I remember my early childhood when the first PC I ever owned was delivered to my house. It was a secondhand XT 8088, a very simple CPU architecture (I studied this during my engineering days later). The machine did not have a hard-disk. It had a 640 kB RAM storage which was used for the OS and any other programs that I wanted to run (mostly games).
When I saw my first hard drive later that year, I was amazed. What could you possibly store with 15 MB of storage space!! It seemed as an overkill at that time.
Two and a half decades from then, even 1 TB seems less. I have stopped relying on hard drives (since they keep crashing) altogether and I am relying solely on the cloud for all my business critical data.
What are Cloud Storage Services?
Cloud Storage Services are data storage services made available for public use by different hosting providers.
An excerpt from Wikipedia –
Cloud storage is a model of data storage where the digital data is stored in logical pools, the physical storage spans multiple servers (and often locations), and the physical environment is typically owned and managed by a hosting company.
Do we need Cloud Storage?
At 13 Llama Studio, we are relying completely on the cloud. Our CRM data (existing and future pipeline) is on the Google Cloud, our code is on B thitbucket, our hosting is on AWS / Rackspace and Digital Ocean. Our project management is on Trello, our messaging is on Slack.

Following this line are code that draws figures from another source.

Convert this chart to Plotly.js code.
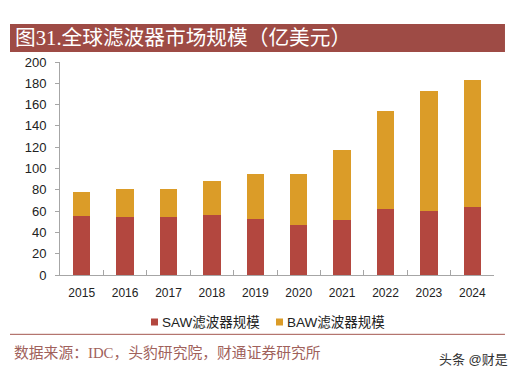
<!DOCTYPE html>
<html>
<head>
<meta charset="utf-8">
<script src="https://cdn.plot.ly/plotly-3.0.1.min.js"></script>
<style>html,body{margin:0;padding:0;background:#fff;}#chart{width:526px;height:377px;}</style>
</head>
<body>
<div id="chart"></div>
<script>
const years = ['2015','2016','2017','2018','2019','2020','2021','2022','2023','2024'];
const sawValues = [55, 54, 54, 56, 53, 47, 52, 62, 60, 64];
const bawValues = [23, 27, 27, 32, 42, 48, 65, 92, 113, 119];
const sawName = 'SAW滤波器规模';
const bawName = 'BAW滤波器规模';
const titleText = '图31.全球滤波器市场规模（亿美元）';
const sourceText = '数据来源：IDC，头豹研究院，财通证券研究所';
const watermark = '头条 @财是';

const sawColor = '#B3473F';
const bawColor = '#DB9C28';
const sansFont = 'Arial, "Liberation Sans", "Noto Sans CJK SC", sans-serif';
const serifFont = '"Liberation Serif", "Noto Sans CJK SC", serif';

const traces = [
  {type:'bar', name:sawName, x:years, y:sawValues, marker:{color:sawColor}, width:0.4},
  {type:'bar', name:bawName, x:years, y:bawValues, marker:{color:bawColor}, width:0.4}
];

const layout = {
  width:526, height:377,
  margin:{l:60, r:32, t:62, b:102},
  barmode:'stack',
  paper_bgcolor:'#fff', plot_bgcolor:'#fff',
  showlegend:false,
  xaxis:{type:'category', showline:true, linecolor:'#A6A6A6', linewidth:1,
         ticks:'inside', tickson:'boundaries', ticklen:5, tickcolor:'#A6A6A6',
         tickfont:{family:sansFont, size:12, color:'#222'}, showgrid:false,
         ticklabelstandoff:7},
  yaxis:{range:[0,200], dtick:20, showline:true, linecolor:'#A6A6A6', linewidth:1,
         ticks:'outside', ticklen:4, tickcolor:'#A6A6A6', showgrid:false, zeroline:false,
         tickfont:{family:sansFont, size:13, color:'#222'}, ticklabelstandoff:6},
  shapes:[
    {type:'rect', xref:'paper', yref:'paper', x0:-0.1152, x1:1.0253, y0:1.047, y1:1.178,
     fillcolor:'#9E4B45', line:{width:0}},
    {type:'line', xref:'paper', yref:'paper', x0:-0.1152, x1:1.0253, y0:-0.2785, y1:-0.2785,
     line:{color:'#A3564F', width:1}},
    {type:'rect', xref:'paper', yref:'paper', x0:0.2097, x1:0.2258, y0:-0.2371, y1:-0.2042,
     fillcolor:sawColor, line:{width:0}},
    {type:'rect', xref:'paper', yref:'paper', x0:0.4977, x1:0.5138, y0:-0.2371, y1:-0.2042,
     fillcolor:bawColor, line:{width:0}}
  ],
  annotations:[
    {xref:'paper', yref:'paper', x:-0.108, y:1.1127, xanchor:'left', yanchor:'middle',
     text:titleText, showarrow:false, font:{family:serifFont, size:20.7, color:'#fff'}},
    {xref:'paper', yref:'paper', x:0.2304, y:-0.2207, xanchor:'left', yanchor:'middle',
     text:sawName, showarrow:false, font:{family:sansFont, size:13.5, color:'#222'}},
    {xref:'paper', yref:'paper', x:0.5184, y:-0.2207, xanchor:'left', yanchor:'middle',
     text:bawName, showarrow:false, font:{family:sansFont, size:13.5, color:'#222'}},
    {xref:'paper', yref:'paper', x:-0.11, y:-0.364, xanchor:'left', yanchor:'middle',
     text:sourceText, showarrow:false, font:{family:serifFont, size:14.8, color:'#A0615B'}},
    {xref:'paper', yref:'paper', x:1.037, y:-0.395, xanchor:'right', yanchor:'middle',
     text:watermark, showarrow:false, font:{family:sansFont, size:13, color:'#333'}}
  ]
};

Plotly.newPlot('chart', traces, layout, {displayModeBar:false, staticPlot:true});
</script>
</body>
</html>
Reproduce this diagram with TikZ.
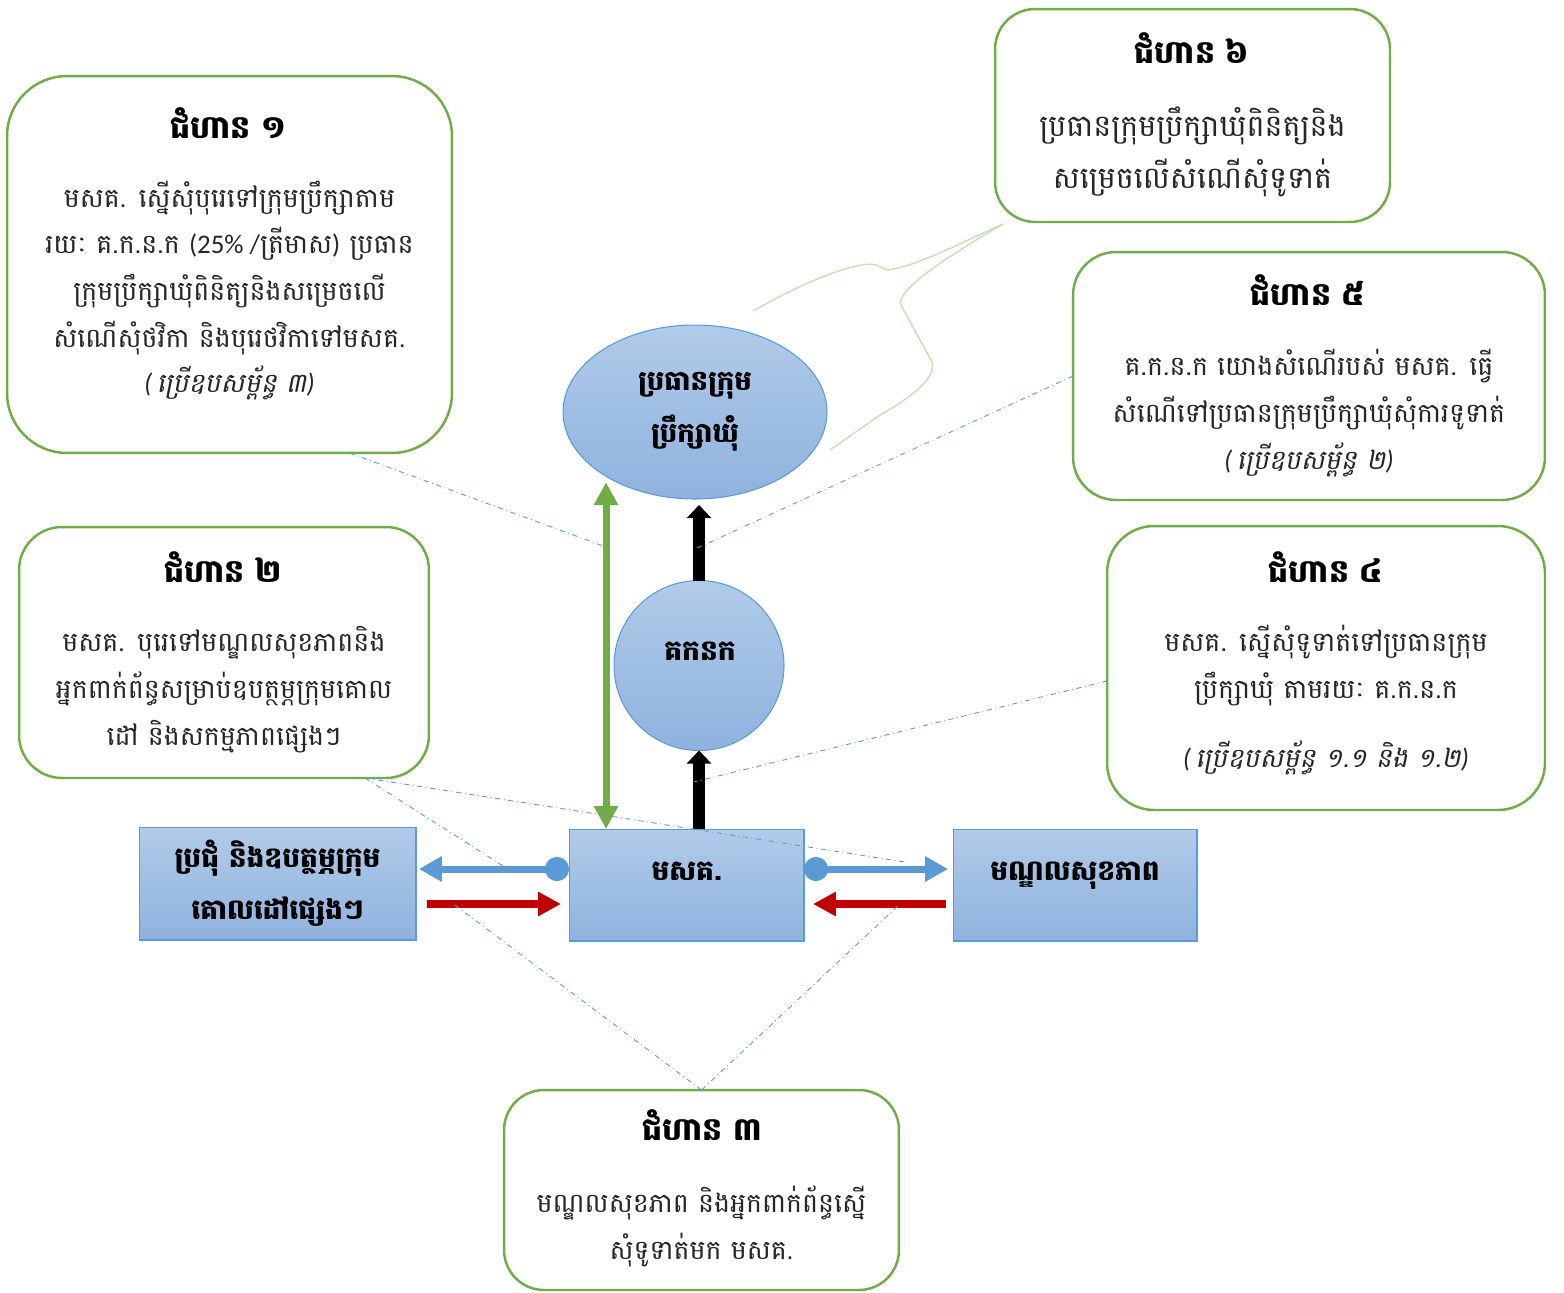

Yes, we have embraced the cloud completely. A day without internet is a day when we are either coding all day or its a holiday!
Some people might raise their eyebrows and share their concerns about privacy and security. However, the Total Cost of Ownership of setting up similar service on our own is too high. The CTO sometimes has to put on the CFO’s hat and take a decision based on financials alone.
Not to mention the headaches of maintaining uptime for the organization!
So which Cloud Provider would you go for?
This is where the Gartner Magic Quadrant comes handy.
The AWS and Microsoft cloud platforms seem to be the most complete (possibly because of the multitude of different cloud based services they provide). A lot of Indian businesses chose to go with the Microsoft cloud because of the familiar name as well as the massive promotions that Microsoft keeps running for the adoption of their system.
Another factor when choosing the right cloud is the Round Trip Time (RTT) from the data center to your base of operations. Asia is at a major disadvantage here since the nearest data centers are in Hong Kong or Singapore for the major cloud providers. That’s a latency of 100 ms at least!
Niche Cloud Services
There are other providers who provide SaaS services which are not even included in the quadrant. The big players have still managed to get a mention, I guess primarily because of their enterprise promotions and exposures.
I especially liked Gartner’s call of keeping one axis as the ability to execute. One year back, I would have included Rackspace in the leaders quadrant, however the past year has been bad for their services. I have already bitched about them on my blog and we have since shifted away from Rackspace (almost).
However, for a new start-up who is looking to embrace the cloud, the best options are the market leaders (AWS and Microsoft). Unless the need is well known and you know a better niche storage provider, such as GitHub/Bitbucket for code.